Retype the whole listing, please, keeping every line exact and dropping the pictures.

/---

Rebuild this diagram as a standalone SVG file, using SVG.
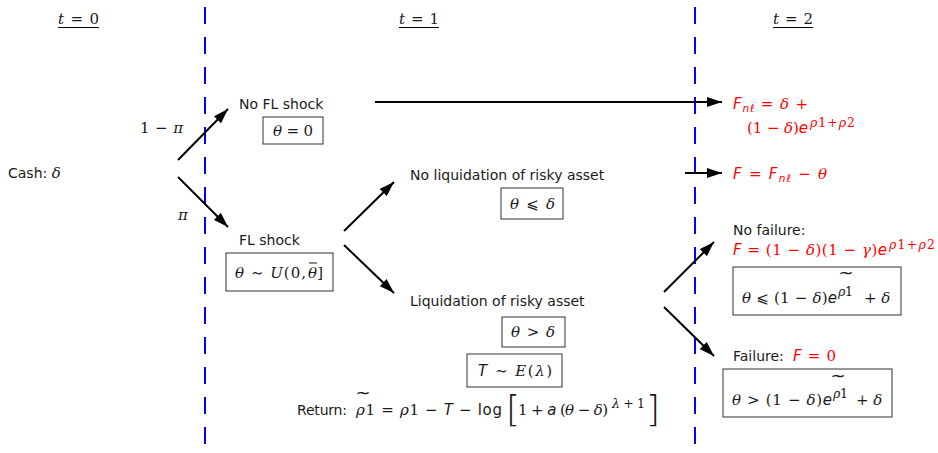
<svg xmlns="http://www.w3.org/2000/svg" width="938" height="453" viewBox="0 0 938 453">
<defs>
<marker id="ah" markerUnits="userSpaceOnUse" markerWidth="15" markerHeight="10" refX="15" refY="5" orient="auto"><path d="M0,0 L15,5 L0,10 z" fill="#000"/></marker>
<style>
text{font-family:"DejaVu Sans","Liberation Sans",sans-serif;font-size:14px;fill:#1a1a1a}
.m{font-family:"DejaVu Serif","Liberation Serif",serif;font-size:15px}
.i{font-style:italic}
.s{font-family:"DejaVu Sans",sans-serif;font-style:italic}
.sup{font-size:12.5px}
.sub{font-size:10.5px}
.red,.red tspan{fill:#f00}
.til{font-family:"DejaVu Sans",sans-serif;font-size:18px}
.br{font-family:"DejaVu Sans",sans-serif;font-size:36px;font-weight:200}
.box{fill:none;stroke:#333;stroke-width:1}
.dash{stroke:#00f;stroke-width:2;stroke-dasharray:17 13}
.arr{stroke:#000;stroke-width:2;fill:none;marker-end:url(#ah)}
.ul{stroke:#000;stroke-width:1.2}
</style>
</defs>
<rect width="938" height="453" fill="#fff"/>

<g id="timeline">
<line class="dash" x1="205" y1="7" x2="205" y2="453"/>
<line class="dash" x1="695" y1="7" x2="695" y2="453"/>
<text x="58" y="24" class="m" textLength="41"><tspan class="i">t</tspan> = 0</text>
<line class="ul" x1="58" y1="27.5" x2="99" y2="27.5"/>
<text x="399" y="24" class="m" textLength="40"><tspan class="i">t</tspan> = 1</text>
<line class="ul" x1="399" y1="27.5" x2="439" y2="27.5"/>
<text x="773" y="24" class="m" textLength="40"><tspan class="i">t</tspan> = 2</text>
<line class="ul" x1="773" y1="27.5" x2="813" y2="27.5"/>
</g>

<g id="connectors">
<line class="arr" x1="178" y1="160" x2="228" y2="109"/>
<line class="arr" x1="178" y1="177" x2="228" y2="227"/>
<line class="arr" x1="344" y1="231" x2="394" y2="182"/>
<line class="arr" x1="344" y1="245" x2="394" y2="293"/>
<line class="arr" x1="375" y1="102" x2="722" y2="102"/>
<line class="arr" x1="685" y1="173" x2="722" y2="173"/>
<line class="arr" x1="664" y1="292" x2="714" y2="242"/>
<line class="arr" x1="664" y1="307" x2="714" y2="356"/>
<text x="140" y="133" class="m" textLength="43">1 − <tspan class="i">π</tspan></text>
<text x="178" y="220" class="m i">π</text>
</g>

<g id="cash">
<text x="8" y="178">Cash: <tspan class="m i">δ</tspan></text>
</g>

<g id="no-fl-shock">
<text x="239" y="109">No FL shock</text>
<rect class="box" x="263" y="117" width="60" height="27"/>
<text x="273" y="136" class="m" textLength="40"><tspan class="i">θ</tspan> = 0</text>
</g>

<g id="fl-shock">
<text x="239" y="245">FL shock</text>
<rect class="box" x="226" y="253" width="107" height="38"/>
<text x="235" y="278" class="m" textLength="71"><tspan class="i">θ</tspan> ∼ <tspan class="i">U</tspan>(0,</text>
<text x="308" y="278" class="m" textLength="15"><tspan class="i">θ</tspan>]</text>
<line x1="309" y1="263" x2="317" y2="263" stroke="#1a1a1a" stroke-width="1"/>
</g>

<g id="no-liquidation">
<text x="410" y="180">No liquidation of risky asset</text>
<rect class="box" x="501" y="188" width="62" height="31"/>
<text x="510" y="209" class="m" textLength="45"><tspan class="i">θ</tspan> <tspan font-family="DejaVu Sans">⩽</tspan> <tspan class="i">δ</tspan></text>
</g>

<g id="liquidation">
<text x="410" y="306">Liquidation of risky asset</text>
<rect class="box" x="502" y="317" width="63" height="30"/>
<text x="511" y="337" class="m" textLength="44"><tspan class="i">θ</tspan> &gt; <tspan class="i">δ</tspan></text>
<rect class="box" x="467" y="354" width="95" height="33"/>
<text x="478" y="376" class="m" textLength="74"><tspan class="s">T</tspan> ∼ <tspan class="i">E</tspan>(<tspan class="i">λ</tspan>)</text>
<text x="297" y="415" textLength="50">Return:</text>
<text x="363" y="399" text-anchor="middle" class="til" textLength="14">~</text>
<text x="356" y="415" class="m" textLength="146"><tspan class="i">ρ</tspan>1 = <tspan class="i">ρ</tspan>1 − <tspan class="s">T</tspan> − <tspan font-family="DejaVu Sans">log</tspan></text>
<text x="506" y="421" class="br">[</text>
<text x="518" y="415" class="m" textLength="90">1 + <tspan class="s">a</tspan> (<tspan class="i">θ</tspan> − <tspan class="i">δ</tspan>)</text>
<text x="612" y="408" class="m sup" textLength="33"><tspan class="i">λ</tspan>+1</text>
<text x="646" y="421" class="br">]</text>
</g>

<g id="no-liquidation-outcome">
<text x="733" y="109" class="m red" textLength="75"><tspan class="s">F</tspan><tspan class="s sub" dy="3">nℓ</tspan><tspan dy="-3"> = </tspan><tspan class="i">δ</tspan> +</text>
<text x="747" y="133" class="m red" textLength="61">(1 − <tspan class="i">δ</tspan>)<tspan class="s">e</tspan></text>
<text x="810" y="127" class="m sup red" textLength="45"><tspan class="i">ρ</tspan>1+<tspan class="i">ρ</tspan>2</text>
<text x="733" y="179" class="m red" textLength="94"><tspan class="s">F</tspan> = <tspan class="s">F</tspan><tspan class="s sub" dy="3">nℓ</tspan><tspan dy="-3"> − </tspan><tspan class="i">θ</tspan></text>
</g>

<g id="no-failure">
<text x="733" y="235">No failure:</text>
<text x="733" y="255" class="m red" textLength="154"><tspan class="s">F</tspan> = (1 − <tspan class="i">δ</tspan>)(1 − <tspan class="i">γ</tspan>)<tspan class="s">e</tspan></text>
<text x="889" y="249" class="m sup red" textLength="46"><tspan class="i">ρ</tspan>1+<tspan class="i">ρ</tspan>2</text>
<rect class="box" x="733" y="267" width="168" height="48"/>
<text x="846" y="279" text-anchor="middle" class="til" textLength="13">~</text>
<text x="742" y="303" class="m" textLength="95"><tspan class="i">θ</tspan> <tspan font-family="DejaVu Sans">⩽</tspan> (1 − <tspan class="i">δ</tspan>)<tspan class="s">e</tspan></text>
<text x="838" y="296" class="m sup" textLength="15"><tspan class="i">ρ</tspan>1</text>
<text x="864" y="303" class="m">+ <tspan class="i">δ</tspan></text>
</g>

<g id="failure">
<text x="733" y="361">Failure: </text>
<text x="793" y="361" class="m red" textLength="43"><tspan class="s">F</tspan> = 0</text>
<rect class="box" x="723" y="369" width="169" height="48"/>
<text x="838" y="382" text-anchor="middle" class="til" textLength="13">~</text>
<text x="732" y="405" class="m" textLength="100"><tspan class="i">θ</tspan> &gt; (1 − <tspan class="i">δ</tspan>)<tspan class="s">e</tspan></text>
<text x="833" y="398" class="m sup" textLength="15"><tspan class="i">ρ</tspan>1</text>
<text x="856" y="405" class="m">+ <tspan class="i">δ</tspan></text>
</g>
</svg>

\---

Full output
Rebuild this diagram as a standalone SVG file, using SVG.
<svg xmlns="http://www.w3.org/2000/svg" width="938" height="453" viewBox="0 0 938 453">
<defs>
<marker id="ah" markerUnits="userSpaceOnUse" markerWidth="15" markerHeight="10" refX="15" refY="5" orient="auto"><path d="M0,0 L15,5 L0,10 z" fill="#000"/></marker>
<style>
text{font-family:"DejaVu Sans","Liberation Sans",sans-serif;font-size:14px;fill:#1a1a1a}
.m{font-family:"DejaVu Serif","Liberation Serif",serif;font-size:15px}
.i{font-style:italic}
.s{font-family:"DejaVu Sans",sans-serif;font-style:italic}
.sup{font-size:12.5px}
.sub{font-size:10.5px}
.red,.red tspan{fill:#f00}
.til{font-family:"DejaVu Sans",sans-serif;font-size:18px}
.br{font-family:"DejaVu Sans",sans-serif;font-size:36px;font-weight:200}
.box{fill:none;stroke:#333;stroke-width:1}
.dash{stroke:#00f;stroke-width:2;stroke-dasharray:17 13}
.arr{stroke:#000;stroke-width:2;fill:none;marker-end:url(#ah)}
.ul{stroke:#000;stroke-width:1.2}
</style>
</defs>
<rect width="938" height="453" fill="#fff"/>

<g id="timeline">
<line class="dash" x1="205" y1="7" x2="205" y2="453"/>
<line class="dash" x1="695" y1="7" x2="695" y2="453"/>
<text x="58" y="24" class="m" textLength="41"><tspan class="i">t</tspan> = 0</text>
<line class="ul" x1="58" y1="27.5" x2="99" y2="27.5"/>
<text x="399" y="24" class="m" textLength="40"><tspan class="i">t</tspan> = 1</text>
<line class="ul" x1="399" y1="27.5" x2="439" y2="27.5"/>
<text x="773" y="24" class="m" textLength="40"><tspan class="i">t</tspan> = 2</text>
<line class="ul" x1="773" y1="27.5" x2="813" y2="27.5"/>
</g>

<g id="connectors">
<line class="arr" x1="178" y1="160" x2="228" y2="109"/>
<line class="arr" x1="178" y1="177" x2="228" y2="227"/>
<line class="arr" x1="344" y1="231" x2="394" y2="182"/>
<line class="arr" x1="344" y1="245" x2="394" y2="293"/>
<line class="arr" x1="375" y1="102" x2="722" y2="102"/>
<line class="arr" x1="685" y1="173" x2="722" y2="173"/>
<line class="arr" x1="664" y1="292" x2="714" y2="242"/>
<line class="arr" x1="664" y1="307" x2="714" y2="356"/>
<text x="140" y="133" class="m" textLength="43">1 − <tspan class="i">π</tspan></text>
<text x="178" y="220" class="m i">π</text>
</g>

<g id="cash">
<text x="8" y="178">Cash: <tspan class="m i">δ</tspan></text>
</g>

<g id="no-fl-shock">
<text x="239" y="109">No FL shock</text>
<rect class="box" x="263" y="117" width="60" height="27"/>
<text x="273" y="136" class="m" textLength="40"><tspan class="i">θ</tspan> = 0</text>
</g>

<g id="fl-shock">
<text x="239" y="245">FL shock</text>
<rect class="box" x="226" y="253" width="107" height="38"/>
<text x="235" y="278" class="m" textLength="71"><tspan class="i">θ</tspan> ∼ <tspan class="i">U</tspan>(0,</text>
<text x="308" y="278" class="m" textLength="15"><tspan class="i">θ</tspan>]</text>
<line x1="309" y1="263" x2="317" y2="263" stroke="#1a1a1a" stroke-width="1"/>
</g>

<g id="no-liquidation">
<text x="410" y="180">No liquidation of risky asset</text>
<rect class="box" x="501" y="188" width="62" height="31"/>
<text x="510" y="209" class="m" textLength="45"><tspan class="i">θ</tspan> <tspan font-family="DejaVu Sans">⩽</tspan> <tspan class="i">δ</tspan></text>
</g>

<g id="liquidation">
<text x="410" y="306">Liquidation of risky asset</text>
<rect class="box" x="502" y="317" width="63" height="30"/>
<text x="511" y="337" class="m" textLength="44"><tspan class="i">θ</tspan> &gt; <tspan class="i">δ</tspan></text>
<rect class="box" x="467" y="354" width="95" height="33"/>
<text x="478" y="376" class="m" textLength="74"><tspan class="s">T</tspan> ∼ <tspan class="i">E</tspan>(<tspan class="i">λ</tspan>)</text>
<text x="297" y="415" textLength="50">Return:</text>
<text x="363" y="399" text-anchor="middle" class="til" textLength="14">~</text>
<text x="356" y="415" class="m" textLength="146"><tspan class="i">ρ</tspan>1 = <tspan class="i">ρ</tspan>1 − <tspan class="s">T</tspan> − <tspan font-family="DejaVu Sans">log</tspan></text>
<text x="506" y="421" class="br">[</text>
<text x="518" y="415" class="m" textLength="90">1 + <tspan class="s">a</tspan> (<tspan class="i">θ</tspan> − <tspan class="i">δ</tspan>)</text>
<text x="612" y="408" class="m sup" textLength="33"><tspan class="i">λ</tspan>+1</text>
<text x="646" y="421" class="br">]</text>
</g>

<g id="no-liquidation-outcome">
<text x="733" y="109" class="m red" textLength="75"><tspan class="s">F</tspan><tspan class="s sub" dy="3">nℓ</tspan><tspan dy="-3"> = </tspan><tspan class="i">δ</tspan> +</text>
<text x="747" y="133" class="m red" textLength="61">(1 − <tspan class="i">δ</tspan>)<tspan class="s">e</tspan></text>
<text x="810" y="127" class="m sup red" textLength="45"><tspan class="i">ρ</tspan>1+<tspan class="i">ρ</tspan>2</text>
<text x="733" y="179" class="m red" textLength="94"><tspan class="s">F</tspan> = <tspan class="s">F</tspan><tspan class="s sub" dy="3">nℓ</tspan><tspan dy="-3"> − </tspan><tspan class="i">θ</tspan></text>
</g>

<g id="no-failure">
<text x="733" y="235">No failure:</text>
<text x="733" y="255" class="m red" textLength="154"><tspan class="s">F</tspan> = (1 − <tspan class="i">δ</tspan>)(1 − <tspan class="i">γ</tspan>)<tspan class="s">e</tspan></text>
<text x="889" y="249" class="m sup red" textLength="46"><tspan class="i">ρ</tspan>1+<tspan class="i">ρ</tspan>2</text>
<rect class="box" x="733" y="267" width="168" height="48"/>
<text x="846" y="279" text-anchor="middle" class="til" textLength="13">~</text>
<text x="742" y="303" class="m" textLength="95"><tspan class="i">θ</tspan> <tspan font-family="DejaVu Sans">⩽</tspan> (1 − <tspan class="i">δ</tspan>)<tspan class="s">e</tspan></text>
<text x="838" y="296" class="m sup" textLength="15"><tspan class="i">ρ</tspan>1</text>
<text x="864" y="303" class="m">+ <tspan class="i">δ</tspan></text>
</g>

<g id="failure">
<text x="733" y="361">Failure: </text>
<text x="793" y="361" class="m red" textLength="43"><tspan class="s">F</tspan> = 0</text>
<rect class="box" x="723" y="369" width="169" height="48"/>
<text x="838" y="382" text-anchor="middle" class="til" textLength="13">~</text>
<text x="732" y="405" class="m" textLength="100"><tspan class="i">θ</tspan> &gt; (1 − <tspan class="i">δ</tspan>)<tspan class="s">e</tspan></text>
<text x="833" y="398" class="m sup" textLength="15"><tspan class="i">ρ</tspan>1</text>
<text x="856" y="405" class="m">+ <tspan class="i">δ</tspan></text>
</g>
</svg>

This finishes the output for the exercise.